Смотрите, это ведь неразрывно: безответственность отдельных людей, разгильдяйство профессиональных групп, безалаберность целых отраслей и готовность государства помогать, обязанность содержать. Как тогда и там — так сейчас и здесь. Разве не надо вместе с горькой правдой рассказывать и о том полезном, возделанном, ухоженном, общим трудом созданном, из чего и на чем она вырастает?

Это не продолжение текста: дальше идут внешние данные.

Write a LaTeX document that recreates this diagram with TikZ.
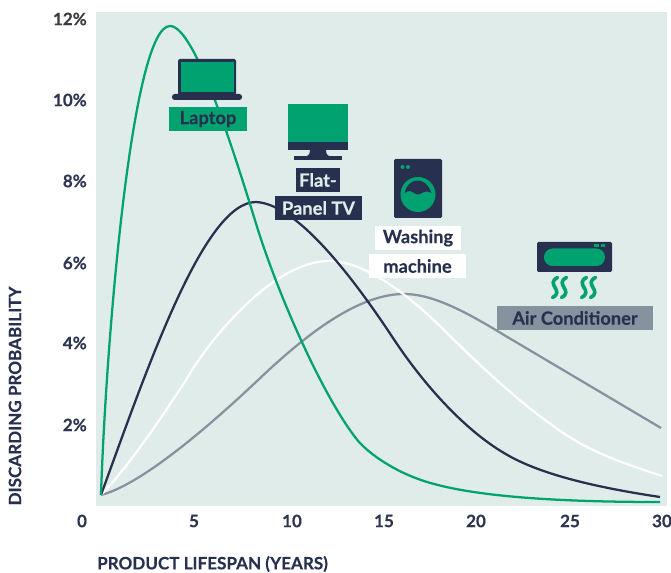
\documentclass[tikz,border=0pt]{standalone}
\usepackage{fontspec}
\setmainfont{Lato}[BoldFont=* Bold,BoldFeatures={FakeBold=0.25}]
\definecolor{navy}{HTML}{27314F}
\definecolor{grn}{HTML}{00A36F}
\definecolor{pan}{HTML}{E0ECE9}
\definecolor{gry}{HTML}{87929F}
\definecolor{tick}{HTML}{2F3550}
\definecolor{topt}{HTML}{3A3C42}
\tikzset{
  curve/.style={line width=1.7pt,line join=round},
  ticklabel/.style={font=\fontsize{12.8}{14}\selectfont\bfseries,text=tick,inner sep=0pt},
  axislabel/.style={font=\fontsize{12.8}{14}\selectfont\bfseries,text=navy,inner sep=0pt},
  tag/.style={font=\fontsize{13.7}{15}\selectfont\bfseries,inner sep=0pt,anchor=center},
  wave/.style={grn,line width=2.7pt,line cap=round},
}
\begin{document}
\begin{tikzpicture}[x=0.75pt,y=-0.75pt]
\useasboundingbox (0,0) rectangle (671,573);
\fill[pan] (96,12) rectangle (667,506);
% curves
\draw[curve,gry] (101,495) .. controls (140,485) and (205,430) .. (256,382)
  .. controls (300,340) and (355,294) .. (404,294)
  .. controls (430,294) and (460,308) .. (504,335)
  -- (661,428);
\draw[curve,white] (101,495) .. controls (128,467) and (160,420) .. (186,380)
  .. controls (212,335) and (275,261) .. (329,261)
  .. controls (370,261) and (420,305) .. (454,340)
  .. controls (490,375) and (530,412) .. (571,438)
  .. controls (600,456) and (635,467) .. (662,476);
\draw[curve,navy] (101,495) .. controls (150,360) and (205,202) .. (256,202)
  .. controls (300,204) and (360,288) .. (395,341)
  .. controls (425,386) and (465,430) .. (504,453)
  .. controls (540,475) and (600,488) .. (660,497);
\draw[curve,grn] (101,495) .. controls (106,340) and (132,26) .. (170,26)
  .. controls (195,26) and (234,152) .. (258,230)
  .. controls (283,308) and (328,405) .. (359,442)
  .. controls (372,456) and (395,471) .. (421,480)
  .. controls (470,497) and (560,502) .. (660,502);
% laptop
\fill[navy,rounded corners=1.5pt] (178,59) rectangle (236,95);
\fill[grn] (181,62) rectangle (234,92);
\fill[navy,rounded corners=2pt] (172,94) -- (242,94) -- (242,100) -- (172,100) -- cycle;
\node[tag,fill=grn,text=navy,minimum width=78pt*0.75,minimum height=24pt*0.75] (laptop) at (208,119) {Laptop};
% TV
\fill[grn] (288,104) rectangle (348,143);
\fill[navy] (288,142.5) rectangle (348,150.5);
\fill[navy] (310,150) .. controls (310,155) and (308,156) .. (304,157) -- (332,157) .. controls (328,156) and (326,155) .. (326,150) -- cycle;
\fill[navy] (294,156.5) rectangle (342,160);
\node[tag,fill=navy,text=pan,minimum width=44pt*0.75,minimum height=24pt*0.75] (flat) at (318,180) {Flat-};
\node[tag,fill=navy,text=pan,minimum width=87pt*0.75,minimum height=24pt*0.75] (panel) at (318.5,208) {Panel TV};
% washer
\fill[navy,rounded corners=1pt] (394,159) rectangle (442,218);
\fill[grn] (402.5,167) circle[radius=2];
\fill[grn] (408,167) circle[radius=2];
\fill[grn] (418,194.5) circle[radius=17.5];
\fill[navy] (404.5,193) .. controls (409,190) and (411,191) .. (414,193) .. controls (417,195) and (419,195) .. (422,193) .. controls (425,191) and (428,191) .. (431.5,193) .. controls (428,184) and (423,180.5) .. (418,180.5) .. controls (412,180.5) and (407,184) .. (404.5,193) -- cycle;
\node[tag,fill=white,text=navy,minimum width=86pt*0.75,minimum height=24pt*0.75] (wash) at (418,238) {Washing};
\node[tag,fill=white,text=navy,minimum width=97pt*0.75,minimum height=24pt*0.75] (mach) at (417.5,266) {machine};
% air conditioner
\fill[navy,rounded corners=1pt] (537,242) rectangle (612,272);
\fill[grn,rounded corners=6.5pt] (544,248.5) rectangle (605,266);
\fill[grn] (594,244) rectangle (599,247);
\fill[grn] (600.5,244) rectangle (605,247);
\foreach \wx in {555,564,584,593}{
  \draw[wave] (\wx+2.5,277.5) .. controls (\wx-10,284) and (\wx+10,291) .. (\wx-2.5,297.5);
}
\node[tag,fill=gry,text=navy,minimum width=156pt*0.75,minimum height=24pt*0.75] (ac) at (575,318) {Air Conditioner};
% tick labels
\node[ticklabel,anchor=east,text=topt] (y12) at (87,19) {12\%};
\node[ticklabel,anchor=east] (y10) at (87,100) {10\%};
\node[ticklabel,anchor=east] (y8) at (87,181) {8\%};
\node[ticklabel,anchor=east] (y6) at (87,263) {6\%};
\node[ticklabel,anchor=east] (y4) at (87,343) {4\%};
\node[ticklabel,anchor=east] (y2) at (87,425) {2\%};
\node[ticklabel] (x0) at (82,521) {0};
\node[ticklabel] (x5) at (194,521) {5};
\node[ticklabel] (x10) at (292,521) {10};
\node[ticklabel] (x15) at (384,521) {15};
\node[ticklabel] (x20) at (476,521) {20};
\node[ticklabel] (x25) at (570,521) {25};
\node[ticklabel] (x30) at (662,521) {30};
\node[axislabel] (xlab) at (212.5,564) {PRODUCT LIFESPAN (YEARS)};
\node[axislabel,rotate=90] (ylab) at (15,396) {DISCARDING PROBABILITY};
\end{tikzpicture}
\end{document}
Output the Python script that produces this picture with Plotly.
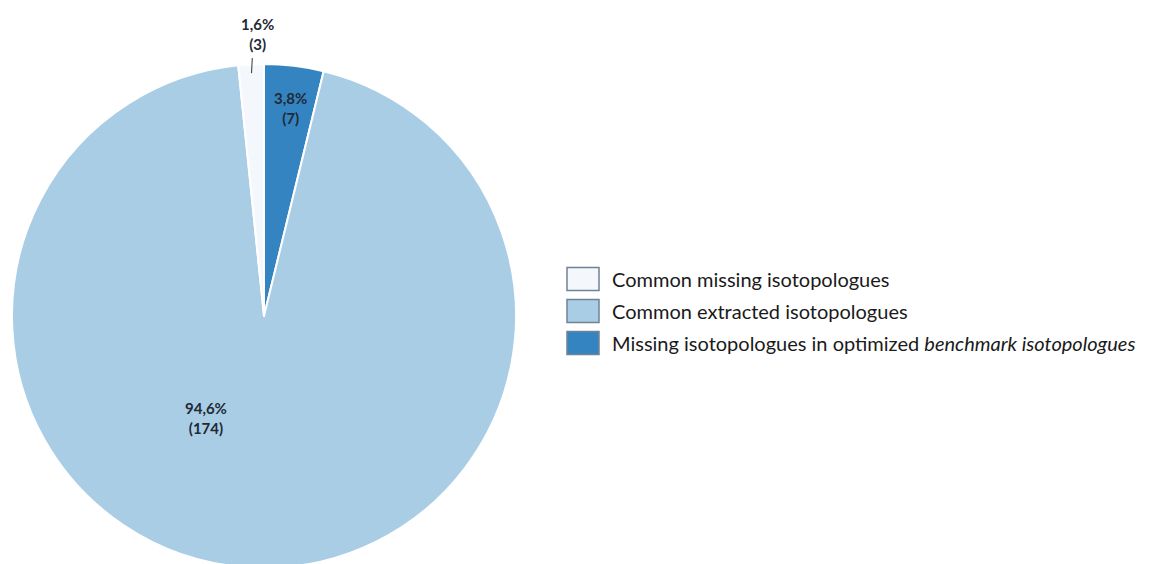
import math
import plotly.graph_objects as go

# ---- data ----
labels = ["Missing isotopologues in optimized <i>benchmark isotopologues</i>",
          "Common extracted isotopologues",
          "Common missing isotopologues"]
counts = [7, 174, 3]
pct_text = ["3,8%", "94,6%", "1,6%"]
colors = ["#3584c2", "#a9cde4", "#f4f8fc"]
legend_order = [2, 1, 0]

W, H = 1159, 564
OFF = 8  # page body margin compensation
cx, cy, R = 264, 316, 252

def px(x):
    return (x - OFF) / W

def py(y):
    return 1 - (y - OFF) / H

fig = go.Figure(go.Pie(
    labels=labels, values=counts, sort=False, direction="clockwise", rotation=0,
    marker=dict(colors=colors, line=dict(color="white", width=2)),
    textinfo="none", hoverinfo="label+value+percent", showlegend=False,
    domain=dict(x=[px(cx - R), px(cx + R)], y=[py(cy + R), py(cy - R)]),
))

# slice labels placed from slice angles
total = sum(counts)
label_r = [0.83, 0.466, 1.12]
label_shift = [0.3, 25.6, 1.7]  # degrees
start = 0.0
annotations = []
shapes = []
for i, v in enumerate(counts):
    mid = start + v / total * 360 / 2
    start += v / total * 360
    a = math.radians(mid + label_shift[i])
    x = cx + R * label_r[i] * math.sin(a)
    y = cy - R * label_r[i] * math.cos(a)
    annotations.append(dict(
        x=px(x), y=py(y), xref="paper", yref="paper", showarrow=False,
        xanchor="center", yanchor="middle",
        text=f"<b>{pct_text[i]}<br>({v})</b>", align="center",
        font=dict(family="Lato", size=15, color="#1f2a36"),
    ))
    if label_r[i] > 1:
        am = math.radians(mid)
        r0, r1 = 0.965, 1.025
        shapes.append(dict(
            type="line", xref="paper", yref="paper",
            x0=px(cx + R * r0 * math.sin(am)), y0=py(cy - R * r0 * math.cos(am)),
            x1=px(cx + R * r1 * math.sin(am) + 1.5), y1=py(cy - R * r1 * math.cos(am)),
            line=dict(color="#333333", width=1),
        ))

# legend
lx0, lx1, ly0, row_h, sq_h = 567, 599, 279, 32, 23
for k, idx in enumerate(legend_order):
    yc = ly0 + k * row_h
    shapes.append(dict(
        type="rect", xref="paper", yref="paper",
        x0=px(lx0), x1=px(lx1), y0=py(yc - sq_h / 2), y1=py(yc + sq_h / 2),
        fillcolor=colors[idx], line=dict(color="#6e8296", width=1.5),
    ))
    annotations.append(dict(
        x=px(610), y=py(yc), xref="paper", yref="paper", showarrow=False,
        xanchor="left", yanchor="middle", text=labels[idx],
        font=dict(family="Lato", size=20, color="#1a1a1a"),
    ))

fig.update_layout(
    width=W, height=H, margin=dict(l=0, r=0, t=0, b=0),
    paper_bgcolor="white", plot_bgcolor="white",
    annotations=annotations, shapes=shapes, showlegend=False,
)
fig.write_html("out.html")
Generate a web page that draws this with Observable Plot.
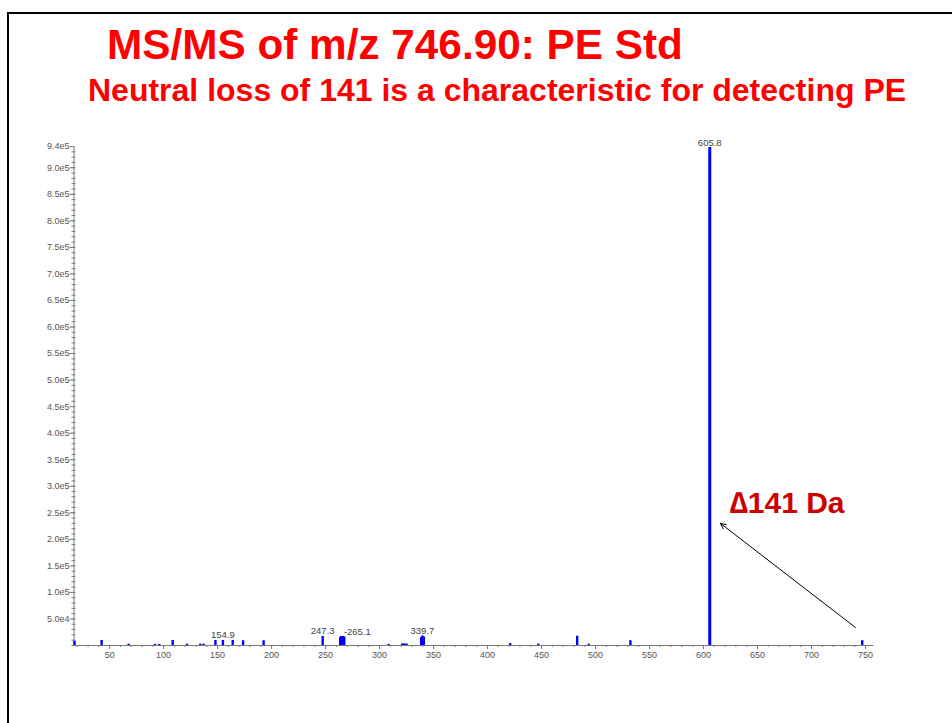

Возвращаясь к дате 30 декабря: все наши сегодняшние «политконсультанты, культурологи, военкомы, методологи» и прочая образованная и насмерть «оппозиционная интеллигенция» в подавляющем большинстве родом оттуда. Из СССР. Юрий Горулев — белорусский кинодокументалист, которого знает вся Европа, все страны бывшего СССР, наша творческая гордость — в конце своего интервью говорит про «культуру памяти». Но делает это на конкретном примере. Не желая почему‑то подняться до масштабов той огромной страны и того народного государства, где он профессионально состоялся.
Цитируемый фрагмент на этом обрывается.